> [Dataset excerpts]
-- BEGIN --

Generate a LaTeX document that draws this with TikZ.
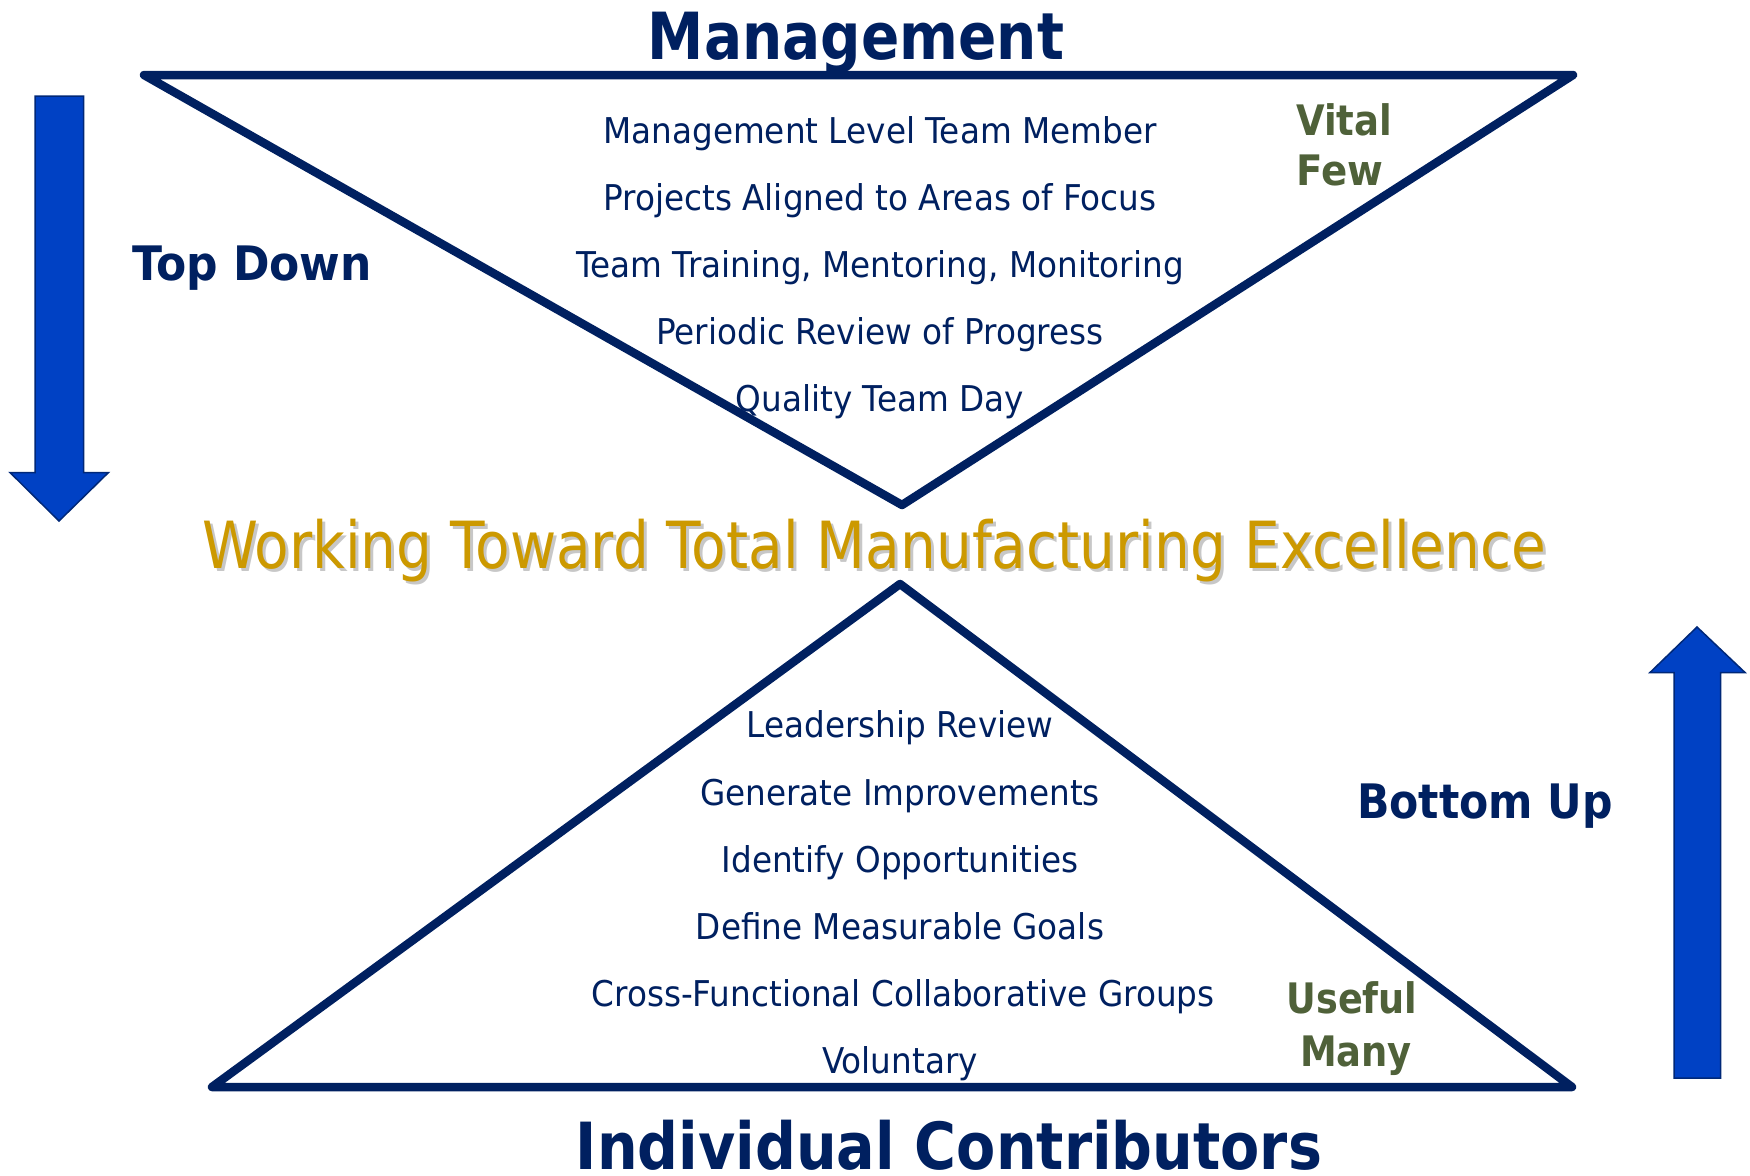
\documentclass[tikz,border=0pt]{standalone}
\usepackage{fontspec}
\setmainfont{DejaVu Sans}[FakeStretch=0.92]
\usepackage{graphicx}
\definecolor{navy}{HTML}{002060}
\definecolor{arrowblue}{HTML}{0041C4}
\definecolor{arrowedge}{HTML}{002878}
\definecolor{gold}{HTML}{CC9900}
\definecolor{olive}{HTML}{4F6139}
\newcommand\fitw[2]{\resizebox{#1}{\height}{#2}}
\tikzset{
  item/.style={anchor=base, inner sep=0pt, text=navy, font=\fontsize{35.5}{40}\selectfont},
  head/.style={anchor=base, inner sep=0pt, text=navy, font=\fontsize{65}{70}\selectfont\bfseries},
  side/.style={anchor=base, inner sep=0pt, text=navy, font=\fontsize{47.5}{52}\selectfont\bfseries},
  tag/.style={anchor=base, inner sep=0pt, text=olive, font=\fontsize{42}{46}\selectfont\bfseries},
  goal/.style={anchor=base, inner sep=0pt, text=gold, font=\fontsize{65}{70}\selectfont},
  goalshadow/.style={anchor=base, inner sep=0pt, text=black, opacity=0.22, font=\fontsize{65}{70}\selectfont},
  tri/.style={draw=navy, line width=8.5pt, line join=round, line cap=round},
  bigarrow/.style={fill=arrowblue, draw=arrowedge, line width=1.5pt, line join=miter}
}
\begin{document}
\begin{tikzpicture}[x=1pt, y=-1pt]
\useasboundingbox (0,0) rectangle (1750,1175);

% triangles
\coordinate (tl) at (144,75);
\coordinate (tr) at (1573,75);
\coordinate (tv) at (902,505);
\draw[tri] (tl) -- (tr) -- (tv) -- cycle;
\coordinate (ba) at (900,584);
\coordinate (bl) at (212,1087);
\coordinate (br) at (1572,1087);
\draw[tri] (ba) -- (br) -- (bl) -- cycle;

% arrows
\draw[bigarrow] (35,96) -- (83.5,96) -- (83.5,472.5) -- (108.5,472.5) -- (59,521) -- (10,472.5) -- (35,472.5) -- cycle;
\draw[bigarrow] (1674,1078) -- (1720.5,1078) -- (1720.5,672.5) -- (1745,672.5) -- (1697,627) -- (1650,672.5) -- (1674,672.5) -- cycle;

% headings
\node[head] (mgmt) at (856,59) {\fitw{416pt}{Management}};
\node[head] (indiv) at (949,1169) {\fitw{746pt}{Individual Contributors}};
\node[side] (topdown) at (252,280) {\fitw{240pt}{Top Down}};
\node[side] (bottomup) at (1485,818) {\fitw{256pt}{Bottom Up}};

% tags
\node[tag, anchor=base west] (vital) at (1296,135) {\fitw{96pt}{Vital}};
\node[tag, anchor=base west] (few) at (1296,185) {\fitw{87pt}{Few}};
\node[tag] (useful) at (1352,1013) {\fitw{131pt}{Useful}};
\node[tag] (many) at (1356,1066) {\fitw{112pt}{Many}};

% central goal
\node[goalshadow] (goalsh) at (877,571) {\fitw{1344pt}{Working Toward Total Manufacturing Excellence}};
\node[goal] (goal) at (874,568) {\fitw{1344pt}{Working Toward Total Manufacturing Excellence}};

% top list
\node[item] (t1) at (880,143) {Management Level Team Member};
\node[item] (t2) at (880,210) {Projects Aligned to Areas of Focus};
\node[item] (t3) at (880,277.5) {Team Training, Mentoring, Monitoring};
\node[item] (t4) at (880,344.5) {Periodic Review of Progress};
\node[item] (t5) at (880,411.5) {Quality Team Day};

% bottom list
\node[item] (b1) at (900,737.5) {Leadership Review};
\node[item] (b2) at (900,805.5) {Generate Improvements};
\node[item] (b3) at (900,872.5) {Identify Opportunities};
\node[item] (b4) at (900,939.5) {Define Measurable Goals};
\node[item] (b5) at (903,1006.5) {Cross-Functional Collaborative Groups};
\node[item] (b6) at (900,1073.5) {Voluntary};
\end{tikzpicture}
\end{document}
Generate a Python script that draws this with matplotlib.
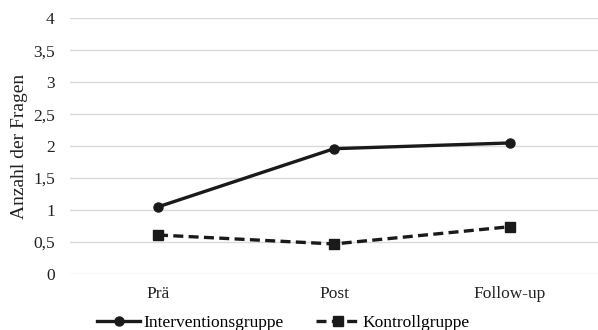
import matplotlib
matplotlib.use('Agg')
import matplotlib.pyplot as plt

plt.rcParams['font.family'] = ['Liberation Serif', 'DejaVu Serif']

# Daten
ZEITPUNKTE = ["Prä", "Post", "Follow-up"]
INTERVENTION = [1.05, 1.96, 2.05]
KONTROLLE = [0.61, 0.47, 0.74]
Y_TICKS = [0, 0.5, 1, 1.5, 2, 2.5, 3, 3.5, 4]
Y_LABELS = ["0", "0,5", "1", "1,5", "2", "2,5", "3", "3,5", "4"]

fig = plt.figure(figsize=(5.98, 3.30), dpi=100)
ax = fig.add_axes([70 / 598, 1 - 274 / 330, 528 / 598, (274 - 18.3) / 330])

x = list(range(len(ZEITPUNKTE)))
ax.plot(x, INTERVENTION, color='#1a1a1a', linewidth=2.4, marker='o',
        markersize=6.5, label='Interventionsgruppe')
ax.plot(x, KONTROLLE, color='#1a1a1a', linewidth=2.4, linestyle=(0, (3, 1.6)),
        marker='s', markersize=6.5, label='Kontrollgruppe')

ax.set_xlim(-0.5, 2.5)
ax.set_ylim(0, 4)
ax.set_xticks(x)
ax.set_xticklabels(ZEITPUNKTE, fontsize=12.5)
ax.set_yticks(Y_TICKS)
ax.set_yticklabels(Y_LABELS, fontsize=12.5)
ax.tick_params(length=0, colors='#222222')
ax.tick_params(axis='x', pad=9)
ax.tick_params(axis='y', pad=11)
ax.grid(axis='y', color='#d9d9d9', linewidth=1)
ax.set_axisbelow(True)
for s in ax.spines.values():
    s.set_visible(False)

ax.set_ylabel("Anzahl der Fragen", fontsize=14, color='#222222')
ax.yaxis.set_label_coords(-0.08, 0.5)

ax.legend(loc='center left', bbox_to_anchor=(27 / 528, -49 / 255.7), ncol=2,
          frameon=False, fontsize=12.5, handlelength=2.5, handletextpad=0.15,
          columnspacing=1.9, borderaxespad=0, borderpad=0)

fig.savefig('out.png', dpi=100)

-- END --

> [Given exercise] Set down all the data again exactly as above, pictures excluded.

> [Answer for the task]
Generate a LaTeX document that draws this with TikZ.
\documentclass[tikz,border=0pt]{standalone}
\usepackage{fontspec}
\setmainfont{DejaVu Sans}[FakeStretch=0.92]
\usepackage{graphicx}
\definecolor{navy}{HTML}{002060}
\definecolor{arrowblue}{HTML}{0041C4}
\definecolor{arrowedge}{HTML}{002878}
\definecolor{gold}{HTML}{CC9900}
\definecolor{olive}{HTML}{4F6139}
\newcommand\fitw[2]{\resizebox{#1}{\height}{#2}}
\tikzset{
  item/.style={anchor=base, inner sep=0pt, text=navy, font=\fontsize{35.5}{40}\selectfont},
  head/.style={anchor=base, inner sep=0pt, text=navy, font=\fontsize{65}{70}\selectfont\bfseries},
  side/.style={anchor=base, inner sep=0pt, text=navy, font=\fontsize{47.5}{52}\selectfont\bfseries},
  tag/.style={anchor=base, inner sep=0pt, text=olive, font=\fontsize{42}{46}\selectfont\bfseries},
  goal/.style={anchor=base, inner sep=0pt, text=gold, font=\fontsize{65}{70}\selectfont},
  goalshadow/.style={anchor=base, inner sep=0pt, text=black, opacity=0.22, font=\fontsize{65}{70}\selectfont},
  tri/.style={draw=navy, line width=8.5pt, line join=round, line cap=round},
  bigarrow/.style={fill=arrowblue, draw=arrowedge, line width=1.5pt, line join=miter}
}
\begin{document}
\begin{tikzpicture}[x=1pt, y=-1pt]
\useasboundingbox (0,0) rectangle (1750,1175);

% triangles
\coordinate (tl) at (144,75);
\coordinate (tr) at (1573,75);
\coordinate (tv) at (902,505);
\draw[tri] (tl) -- (tr) -- (tv) -- cycle;
\coordinate (ba) at (900,584);
\coordinate (bl) at (212,1087);
\coordinate (br) at (1572,1087);
\draw[tri] (ba) -- (br) -- (bl) -- cycle;

% arrows
\draw[bigarrow] (35,96) -- (83.5,96) -- (83.5,472.5) -- (108.5,472.5) -- (59,521) -- (10,472.5) -- (35,472.5) -- cycle;
\draw[bigarrow] (1674,1078) -- (1720.5,1078) -- (1720.5,672.5) -- (1745,672.5) -- (1697,627) -- (1650,672.5) -- (1674,672.5) -- cycle;

% headings
\node[head] (mgmt) at (856,59) {\fitw{416pt}{Management}};
\node[head] (indiv) at (949,1169) {\fitw{746pt}{Individual Contributors}};
\node[side] (topdown) at (252,280) {\fitw{240pt}{Top Down}};
\node[side] (bottomup) at (1485,818) {\fitw{256pt}{Bottom Up}};

% tags
\node[tag, anchor=base west] (vital) at (1296,135) {\fitw{96pt}{Vital}};
\node[tag, anchor=base west] (few) at (1296,185) {\fitw{87pt}{Few}};
\node[tag] (useful) at (1352,1013) {\fitw{131pt}{Useful}};
\node[tag] (many) at (1356,1066) {\fitw{112pt}{Many}};

% central goal
\node[goalshadow] (goalsh) at (877,571) {\fitw{1344pt}{Working Toward Total Manufacturing Excellence}};
\node[goal] (goal) at (874,568) {\fitw{1344pt}{Working Toward Total Manufacturing Excellence}};

% top list
\node[item] (t1) at (880,143) {Management Level Team Member};
\node[item] (t2) at (880,210) {Projects Aligned to Areas of Focus};
\node[item] (t3) at (880,277.5) {Team Training, Mentoring, Monitoring};
\node[item] (t4) at (880,344.5) {Periodic Review of Progress};
\node[item] (t5) at (880,411.5) {Quality Team Day};

% bottom list
\node[item] (b1) at (900,737.5) {Leadership Review};
\node[item] (b2) at (900,805.5) {Generate Improvements};
\node[item] (b3) at (900,872.5) {Identify Opportunities};
\node[item] (b4) at (900,939.5) {Define Measurable Goals};
\node[item] (b5) at (903,1006.5) {Cross-Functional Collaborative Groups};
\node[item] (b6) at (900,1073.5) {Voluntary};
\end{tikzpicture}
\end{document}
Generate a Python script that draws this with matplotlib.
import matplotlib
matplotlib.use('Agg')
import matplotlib.pyplot as plt

plt.rcParams['font.family'] = ['Liberation Serif', 'DejaVu Serif']

# Daten
ZEITPUNKTE = ["Prä", "Post", "Follow-up"]
INTERVENTION = [1.05, 1.96, 2.05]
KONTROLLE = [0.61, 0.47, 0.74]
Y_TICKS = [0, 0.5, 1, 1.5, 2, 2.5, 3, 3.5, 4]
Y_LABELS = ["0", "0,5", "1", "1,5", "2", "2,5", "3", "3,5", "4"]

fig = plt.figure(figsize=(5.98, 3.30), dpi=100)
ax = fig.add_axes([70 / 598, 1 - 274 / 330, 528 / 598, (274 - 18.3) / 330])

x = list(range(len(ZEITPUNKTE)))
ax.plot(x, INTERVENTION, color='#1a1a1a', linewidth=2.4, marker='o',
        markersize=6.5, label='Interventionsgruppe')
ax.plot(x, KONTROLLE, color='#1a1a1a', linewidth=2.4, linestyle=(0, (3, 1.6)),
        marker='s', markersize=6.5, label='Kontrollgruppe')

ax.set_xlim(-0.5, 2.5)
ax.set_ylim(0, 4)
ax.set_xticks(x)
ax.set_xticklabels(ZEITPUNKTE, fontsize=12.5)
ax.set_yticks(Y_TICKS)
ax.set_yticklabels(Y_LABELS, fontsize=12.5)
ax.tick_params(length=0, colors='#222222')
ax.tick_params(axis='x', pad=9)
ax.tick_params(axis='y', pad=11)
ax.grid(axis='y', color='#d9d9d9', linewidth=1)
ax.set_axisbelow(True)
for s in ax.spines.values():
    s.set_visible(False)

ax.set_ylabel("Anzahl der Fragen", fontsize=14, color='#222222')
ax.yaxis.set_label_coords(-0.08, 0.5)

ax.legend(loc='center left', bbox_to_anchor=(27 / 528, -49 / 255.7), ncol=2,
          frameon=False, fontsize=12.5, handlelength=2.5, handletextpad=0.15,
          columnspacing=1.9, borderaxespad=0, borderpad=0)

fig.savefig('out.png', dpi=100)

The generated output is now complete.